In many ways with the progression of globalisation the operation of national economies is based on platform/network effects related to competition for attracting investment, trade and technologies as well as talent. Across countries, some of the best conditions for building a platform economy are observed in Singapore, which enjoys a favourable environment for businesses – the country ranks at the top of the Government as a platform index. Out of the 16 G20 countries in Accenture’s Platform readiness index the top five positions were occupied by the US, China, UK, India and Germany. The index is based on factors that provide favourable conditions for digital-platform adoption, such as the “maturity of the digital population and market based on its size, savviness, culture and spirit of collaborative innovation” as well as “the quality of each country’s technology infrastructure and … market regulation”.

Beyond the level of national economies country alliances formed on the basis of regional integration arrangements as well as cross-regional partnerships also involved platform strategies. At the level of regional integration arrangements some of the examples of such strategies include the EU’s Digital Single Market (DSM) strategy as well as the Digital Agenda of the Eurasian Economic Union. The use of platforms is progressing also to the level of “integration of integrations” that brings together not only individual countries, but also regional integration blocks. The EU that is particularly active on that front is actively pursuing economic cooperation with ASEAN in the digital sphere, while the Eurasian Economic Union has been exploring the possibility of launching digital alliances with key partners to promote greater connectivity in the sphere of transportation and infrastructure development.

The building of platforms that are meant to engender strong network effects and drive a cumulative increase in the weight of the network’s ecosystem is starting to reach a scale that has important implications for the global governance framework and its future development. Indeed, at this stage all of the main centres of the world economy are coming up with their own platforms that are imbued with a certain vision of how the globalisation process is to unfold. In the case of the EU it is the Alliance for Multilateralism (launched in April 2019), in the case of the US apart from the Trans-Pacific and the Trance-Atlantic projects that have lost some of the lustre in the past 3-4 years, it is the Quad/Quad+ that is gaining increasing momentum in building a framework for cooperation in the Indo-Pacific, in the case of China it is the Belt and Road Initiative (BRI) as well as the BRICS+ platform launched in 2017.


These are just some of the platforms that may compete for trade and investment flows, with the world economy’s architecture being reshaped and reloaded in a format that facilitates the launching and development of corporate, regional, national and cross-regional platforms.

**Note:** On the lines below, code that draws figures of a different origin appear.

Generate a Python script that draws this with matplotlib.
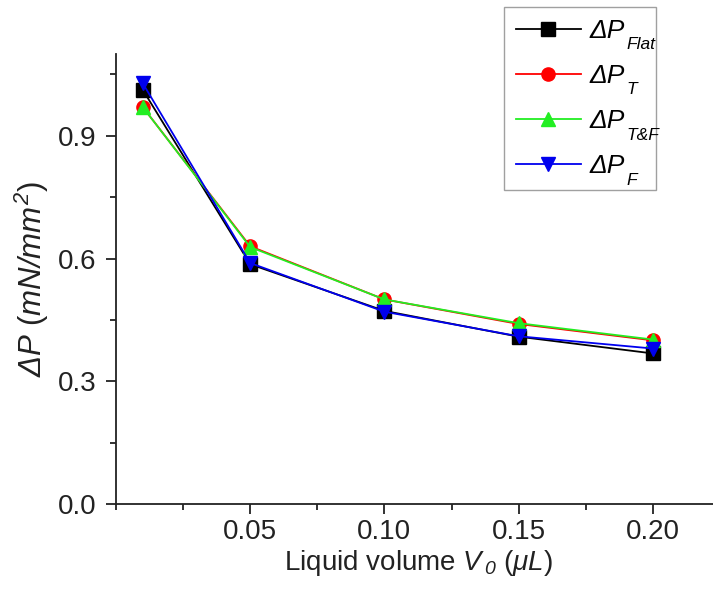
import matplotlib
matplotlib.use('Agg')
import matplotlib.pyplot as plt
from matplotlib.ticker import MultipleLocator, FormatStrFormatter

plt.rcParams['font.family'] = ['Liberation Sans', 'DejaVu Sans']
plt.rcParams['mathtext.fontset'] = 'custom'
plt.rcParams['mathtext.rm'] = 'Liberation Sans:italic'
plt.rcParams['mathtext.it'] = 'Liberation Sans:italic'

# дані
volume = [0.01, 0.05, 0.10, 0.15, 0.20]
dp_flat = [1.012, 0.586, 0.472, 0.409, 0.368]
dp_t = [0.970, 0.630, 0.500, 0.440, 0.400]
dp_tf = [0.970, 0.628, 0.500, 0.442, 0.402]
dp_f = [1.028, 0.589, 0.470, 0.410, 0.380]

subscripts = ['Flat', 'T', 'T&F', 'F']
colors = ['black', '#ff0000', '#22ee22', '#0000ee']
markers = ['s', 'o', '^', 'v']

W, H = 713, 604
fig = plt.figure(figsize=(W / 100, H / 100), dpi=100)
ax = fig.add_axes([0.1627, 0.1656, 0.847, 0.745])

series = [dp_flat, dp_t, dp_tf, dp_f]
handles = []
for vals, c, m in zip(series, colors, markers):
    h, = ax.plot(volume, vals, color=c, marker=m, markersize=9.5, lw=1.3,
                 clip_on=False)
    handles.append(h)

ax.set_xlim(0, 0.225)
ax.set_ylim(0, 1.1)
ax.xaxis.set_minor_locator(MultipleLocator(0.025))
ax.yaxis.set_major_locator(MultipleLocator(0.3))
ax.yaxis.set_minor_locator(MultipleLocator(0.15))
ax.set_xticks([0.05, 0.10, 0.15, 0.20])
ax.xaxis.set_major_formatter(FormatStrFormatter('%.2f'))
ax.yaxis.set_major_formatter(FormatStrFormatter('%.1f'))

ax.spines['top'].set_visible(False)
ax.spines['right'].set_visible(False)
for s in ['left', 'bottom']:
    ax.spines[s].set_linewidth(1.3)
    ax.spines[s].set_color('#222222')
ax.tick_params(which='major', direction='out', length=7, width=1.3,
               labelsize=20, colors='#222222', pad=4)
ax.tick_params(axis='y', which='major', pad=7)
ax.tick_params(which='minor', direction='out', length=4, width=1.3,
               colors='#222222')

ax.set_xlabel(r'Liquid volume $V_{\,0}$ ($μL$)', fontsize=20, labelpad=2,
              color='#222222')
ax.set_ylabel(r'$ΔP$ ($mN/mm^{2}$)', fontsize=22.5, labelpad=5,
              color='#222222')

# легенда: основний текст ΔP, індекси додаються окремо
leg_fs = 19
leg = fig.legend(handles=handles, labels=['ΔP'] * 4, loc='upper left',
                 bbox_to_anchor=(504 / W, 1 - 190 / H, 152 / W, 183 / H),
                 mode='expand', prop={'size': leg_fs, 'style': 'italic'},
                 frameon=True, fancybox=False, edgecolor='#888888',
                 handlelength=2.45, labelspacing=0.8, borderpad=0.45,
                 borderaxespad=0, handletextpad=0.35)
leg.get_frame().set_linewidth(1.0)

fig.canvas.draw()
renderer = fig.canvas.get_renderer()
descent = 0.212 * leg_fs * 100 / 72
for t, sub in zip(leg.get_texts(), subscripts):
    bb = t.get_window_extent(renderer)
    base = bb.y0 + descent
    fig.text((bb.x1 + 1) / W, (base - 12) / H, sub, fontsize=12.5,
             fontstyle='italic', va='baseline', ha='left', zorder=10)

fig.savefig('out.png', dpi=100)
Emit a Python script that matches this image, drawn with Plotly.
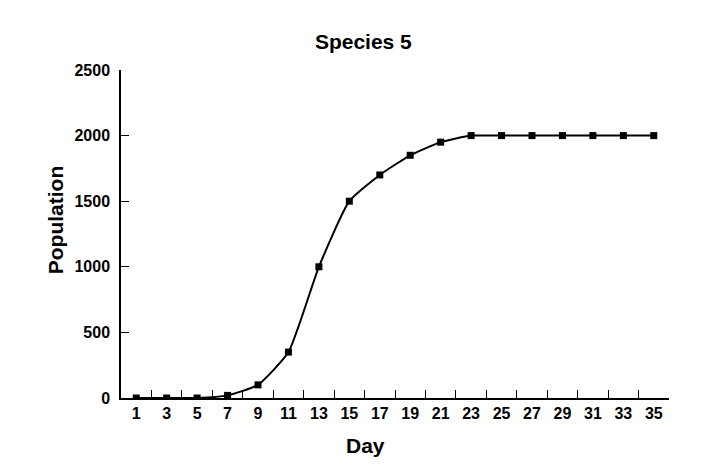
import plotly.graph_objects as go

days = [str(d) for d in range(1, 36, 2)]
population = [0, 0, 0, 20, 100, 350, 1000, 1500, 1700, 1850, 1950, 2000, 2000, 2000, 2000, 2000, 2000, 2000]
y_ticks = [0, 500, 1000, 1500, 2000, 2500]

FONT = "Liberation Sans, Arial"

fig = go.Figure()
fig.add_trace(go.Scatter(
    x=days, y=population, mode="lines+markers",
    line=dict(color="black", width=2, shape="spline", smoothing=0.5),
    marker=dict(symbol="square", size=7, color="black"),
    showlegend=False,
))

fig.update_layout(
    width=715, height=474,
    paper_bgcolor="white", plot_bgcolor="white",
    margin=dict(l=113, r=54, t=62, b=84),
    title=dict(text="<b>Species 5</b>", x=0.497, xanchor="center", xref="container",
               y=0.93, yanchor="middle", yref="container",
               font=dict(family=FONT, size=21, color="black")),
    font=dict(family=FONT, color="black"),
    annotations=[
        dict(text="<b>Day</b>", xref="paper", yref="paper", x=(364 - 120) / 548, y=-0.145,
             xanchor="center", yanchor="middle", showarrow=False,
             font=dict(family=FONT, size=21, color="black")),
        dict(text="<b>Population</b>", xref="paper", yref="paper", x=-0.12, y=(398 - 220) / 328,
             xanchor="center", yanchor="middle", textangle=-90, showarrow=False,
             font=dict(family=FONT, size=21, color="black")),
    ],
)
fig.update_xaxes(
    type="category", tickson="boundaries", range=[-0.5, 17.5],
    showline=True, linecolor="black", linewidth=1.5,
    ticks="inside", ticklen=8, tickcolor="black", tickwidth=1.2,
    showgrid=False, zeroline=False,
    tickvals=days, ticktext=["<b>%s</b>" % d for d in days],
    tickfont=dict(family=FONT, size=16, color="black"),
)
fig.update_yaxes(
    range=[0, 2500], tickvals=y_ticks, ticktext=["<b>%d</b>" % v for v in y_ticks],
    showline=True, linecolor="black", linewidth=1.5,
    ticks="inside", ticklen=8, tickcolor="black", tickwidth=1.2,
    showgrid=False, zeroline=False,
    tickfont=dict(family=FONT, size=16, color="black"),
    ticklabelstandoff=6,
)

fig.write_html("out.html")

There may also be a case for creating technocratic/depoliticised platforms at the global level, which may include a global platform for regional integration arrangements, platforms that bring together regional and national development institutions such as development banks as well as regional financing arrangements, and possible platforms that bring together such heavyweights in the world economy as Sovereign Wealth Funds. The building of the world’s economic architecture with platforms as the construction material may well render the global construct more stable and less prone to crises, particularly if we start thinking more about the interoperability of platforms across the various levels of governance as well as ways to render the emerging competition between these platforms and ecosystems more innovative and constructive.